[TO BE DONE] Images are not part of the copy; write out the rest of the data exactly as given.

[DATASET EXTRACT]
_ _ _ _ _
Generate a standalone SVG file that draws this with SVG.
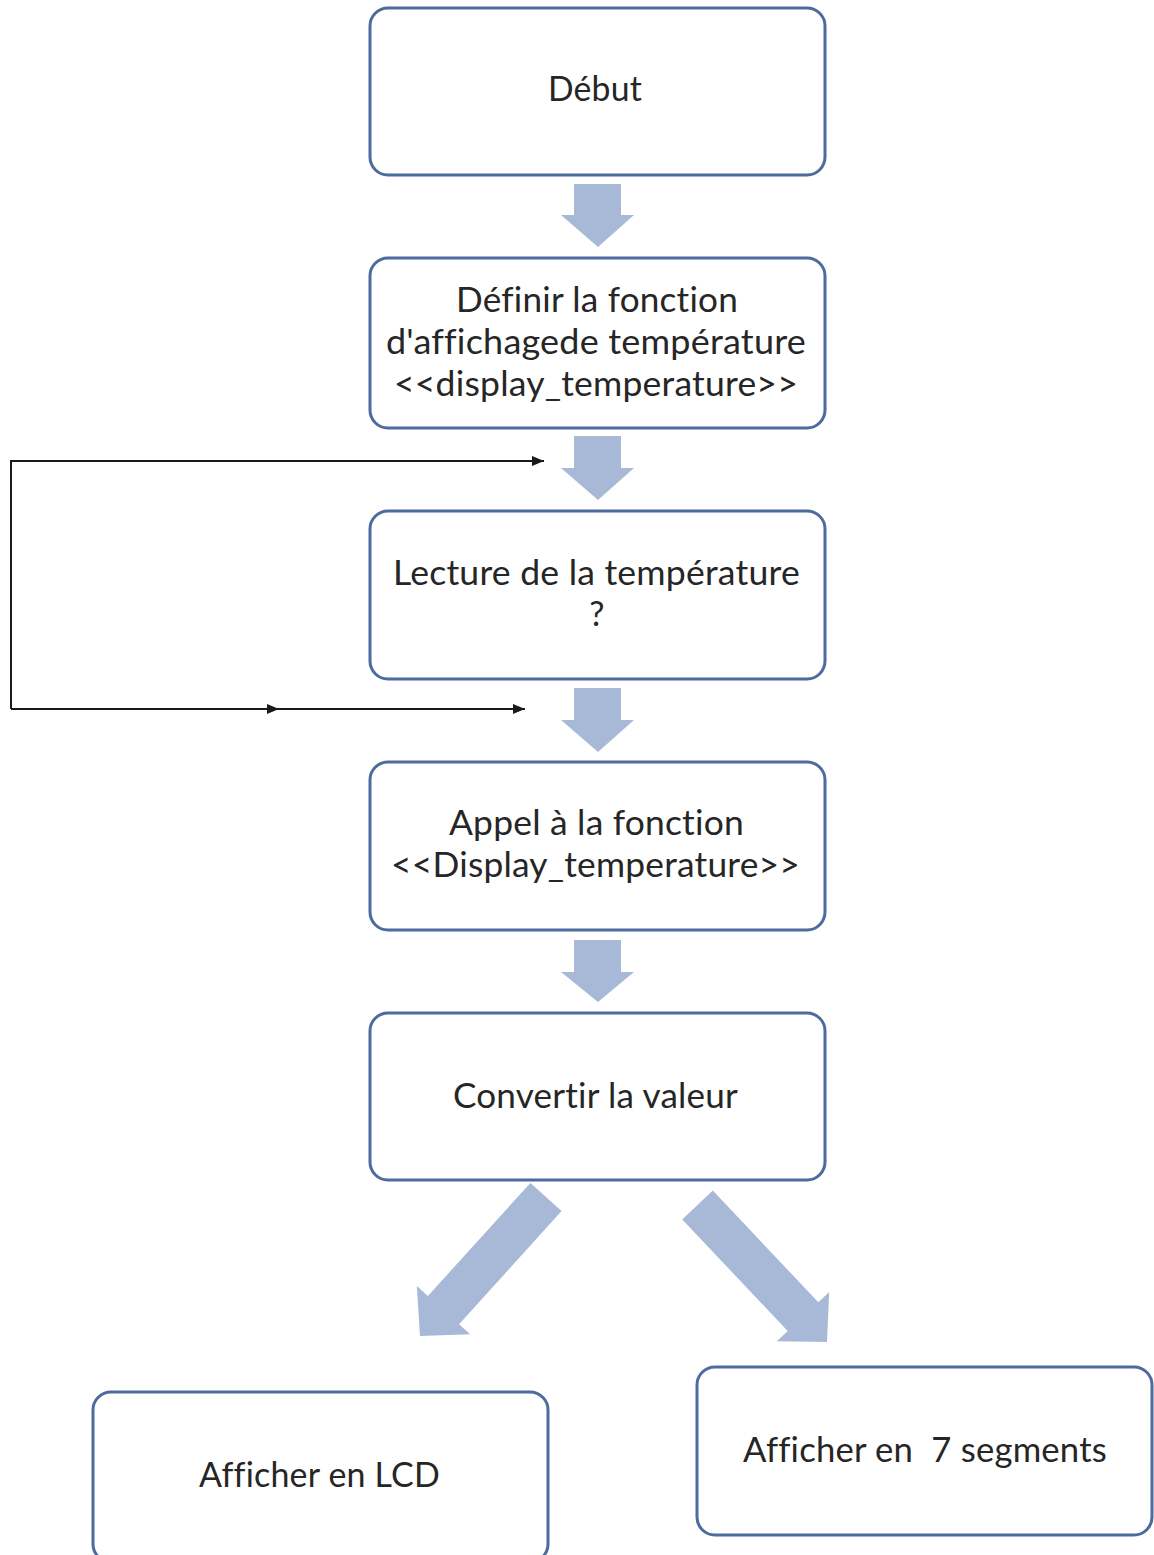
<svg xmlns="http://www.w3.org/2000/svg" width="1154" height="1555" viewBox="0 0 1154 1555">
  <defs>
    <style>
      .box { fill: #ffffff; stroke: #4d6b9d; stroke-width: 3; }
      .lbl { font-family: Lato, "Open Sans", "Liberation Sans", sans-serif; font-size: 34px; fill: #262626; text-anchor: middle; font-variant-ligatures: none; font-feature-settings: "liga" 0, "clig" 0; letter-spacing: 0.2px; }
      .blk { fill: #a8b9d8; stroke: none; }
      .ln { fill: none; stroke: #1a1a1a; stroke-width: 2; }
    </style>
    <marker id="ah" viewBox="0 0 12 10" refX="12" refY="5" markerWidth="12" markerHeight="10" markerUnits="userSpaceOnUse" orient="auto">
      <path d="M0,0 L12,5 L0,10 Z" fill="#1a1a1a"/>
    </marker>
  </defs>
  <rect width="1154" height="1555" fill="#ffffff"/>

  <g id="connectors">
    <polygon class="blk" points="574,184 621,184 621,215 634,215 598,247 561,215 574,215"/>
    <polygon class="blk" points="574,436 621,436 621,468 634,468 598,500 561,468 574,468"/>
    <polygon class="blk" points="574,688 621,688 621,720 634,720 598,752 561,720 574,720"/>
    <polygon class="blk" points="574,940 621,940 621,972 634,972 598,1002 561,972 574,972"/>
    <polygon class="blk" points="530.4,1182.9 561.6,1211.1 459.1,1324.2 470.2,1334.3 420,1336 416.8,1285.9 427.9,1296"/>
    <polygon class="blk" points="682.2,1219.4 712.8,1190.6 818.3,1302.2 829.2,1291.9 827,1342 776.8,1341.3 787.7,1331"/>
    <path class="ln" d="M11,709 L11,461 L544,461" marker-end="url(#ah)"/>
    <path class="ln" d="M11,709 L279,709" marker-end="url(#ah)"/>
    <path class="ln" d="M270,709 L525,709" marker-end="url(#ah)"/>
  </g>

  <g id="debut">
    <rect class="box" x="370" y="8" width="455" height="167" rx="18"/>
    <text class="lbl" x="595" y="101" textLength="94" lengthAdjust="spacingAndGlyphs">Début</text>
  </g>

  <g id="definir">
    <rect class="box" x="370" y="258" width="455" height="170" rx="18"/>
    <text class="lbl" x="597" y="312" textLength="282" lengthAdjust="spacingAndGlyphs">Définir la fonction</text>
    <text class="lbl" x="596" y="354" textLength="420" lengthAdjust="spacingAndGlyphs">d'affichagede température</text>
    <text class="lbl" x="596" y="396" textLength="404" lengthAdjust="spacingAndGlyphs">&lt;&lt;display_temperature&gt;&gt;</text>
  </g>

  <g id="lecture">
    <rect class="box" x="370" y="511" width="455" height="168" rx="18"/>
    <text class="lbl" x="596.5" y="585" textLength="407" lengthAdjust="spacingAndGlyphs">Lecture de la température</text>
    <text class="lbl" x="597" y="626">?</text>
  </g>

  <g id="appel">
    <rect class="box" x="370" y="762" width="455" height="168" rx="18"/>
    <text class="lbl" x="596.5" y="835" textLength="295" lengthAdjust="spacingAndGlyphs">Appel à la fonction</text>
    <text class="lbl" x="595.5" y="877" textLength="409" lengthAdjust="spacingAndGlyphs">&lt;&lt;Display_temperature&gt;&gt;</text>
  </g>

  <g id="convertir">
    <rect class="box" x="370" y="1013" width="455" height="167" rx="18"/>
    <text class="lbl" x="595.5" y="1108" textLength="285" lengthAdjust="spacingAndGlyphs">Convertir la valeur</text>
  </g>

  <g id="lcd">
    <rect class="box" x="93" y="1392" width="455" height="170" rx="18"/>
    <text class="lbl" x="319.5" y="1487" textLength="241" lengthAdjust="spacingAndGlyphs">Afficher en LCD</text>
  </g>

  <g id="segments">
    <rect class="box" x="697" y="1367" width="455" height="168" rx="18"/>
    <text class="lbl" x="925" y="1462" textLength="364" lengthAdjust="spacingAndGlyphs" style="white-space:pre">Afficher en  7 segments</text>
  </g>
</svg>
_ _ _ _ _
[EXPECTED ANSWER]
Generate a standalone SVG file that draws this with SVG.
<svg xmlns="http://www.w3.org/2000/svg" width="1154" height="1555" viewBox="0 0 1154 1555">
  <defs>
    <style>
      .box { fill: #ffffff; stroke: #4d6b9d; stroke-width: 3; }
      .lbl { font-family: Lato, "Open Sans", "Liberation Sans", sans-serif; font-size: 34px; fill: #262626; text-anchor: middle; font-variant-ligatures: none; font-feature-settings: "liga" 0, "clig" 0; letter-spacing: 0.2px; }
      .blk { fill: #a8b9d8; stroke: none; }
      .ln { fill: none; stroke: #1a1a1a; stroke-width: 2; }
    </style>
    <marker id="ah" viewBox="0 0 12 10" refX="12" refY="5" markerWidth="12" markerHeight="10" markerUnits="userSpaceOnUse" orient="auto">
      <path d="M0,0 L12,5 L0,10 Z" fill="#1a1a1a"/>
    </marker>
  </defs>
  <rect width="1154" height="1555" fill="#ffffff"/>

  <g id="connectors">
    <polygon class="blk" points="574,184 621,184 621,215 634,215 598,247 561,215 574,215"/>
    <polygon class="blk" points="574,436 621,436 621,468 634,468 598,500 561,468 574,468"/>
    <polygon class="blk" points="574,688 621,688 621,720 634,720 598,752 561,720 574,720"/>
    <polygon class="blk" points="574,940 621,940 621,972 634,972 598,1002 561,972 574,972"/>
    <polygon class="blk" points="530.4,1182.9 561.6,1211.1 459.1,1324.2 470.2,1334.3 420,1336 416.8,1285.9 427.9,1296"/>
    <polygon class="blk" points="682.2,1219.4 712.8,1190.6 818.3,1302.2 829.2,1291.9 827,1342 776.8,1341.3 787.7,1331"/>
    <path class="ln" d="M11,709 L11,461 L544,461" marker-end="url(#ah)"/>
    <path class="ln" d="M11,709 L279,709" marker-end="url(#ah)"/>
    <path class="ln" d="M270,709 L525,709" marker-end="url(#ah)"/>
  </g>

  <g id="debut">
    <rect class="box" x="370" y="8" width="455" height="167" rx="18"/>
    <text class="lbl" x="595" y="101" textLength="94" lengthAdjust="spacingAndGlyphs">Début</text>
  </g>

  <g id="definir">
    <rect class="box" x="370" y="258" width="455" height="170" rx="18"/>
    <text class="lbl" x="597" y="312" textLength="282" lengthAdjust="spacingAndGlyphs">Définir la fonction</text>
    <text class="lbl" x="596" y="354" textLength="420" lengthAdjust="spacingAndGlyphs">d'affichagede température</text>
    <text class="lbl" x="596" y="396" textLength="404" lengthAdjust="spacingAndGlyphs">&lt;&lt;display_temperature&gt;&gt;</text>
  </g>

  <g id="lecture">
    <rect class="box" x="370" y="511" width="455" height="168" rx="18"/>
    <text class="lbl" x="596.5" y="585" textLength="407" lengthAdjust="spacingAndGlyphs">Lecture de la température</text>
    <text class="lbl" x="597" y="626">?</text>
  </g>

  <g id="appel">
    <rect class="box" x="370" y="762" width="455" height="168" rx="18"/>
    <text class="lbl" x="596.5" y="835" textLength="295" lengthAdjust="spacingAndGlyphs">Appel à la fonction</text>
    <text class="lbl" x="595.5" y="877" textLength="409" lengthAdjust="spacingAndGlyphs">&lt;&lt;Display_temperature&gt;&gt;</text>
  </g>

  <g id="convertir">
    <rect class="box" x="370" y="1013" width="455" height="167" rx="18"/>
    <text class="lbl" x="595.5" y="1108" textLength="285" lengthAdjust="spacingAndGlyphs">Convertir la valeur</text>
  </g>

  <g id="lcd">
    <rect class="box" x="93" y="1392" width="455" height="170" rx="18"/>
    <text class="lbl" x="319.5" y="1487" textLength="241" lengthAdjust="spacingAndGlyphs">Afficher en LCD</text>
  </g>

  <g id="segments">
    <rect class="box" x="697" y="1367" width="455" height="168" rx="18"/>
    <text class="lbl" x="925" y="1462" textLength="364" lengthAdjust="spacingAndGlyphs" style="white-space:pre">Afficher en  7 segments</text>
  </g>
</svg>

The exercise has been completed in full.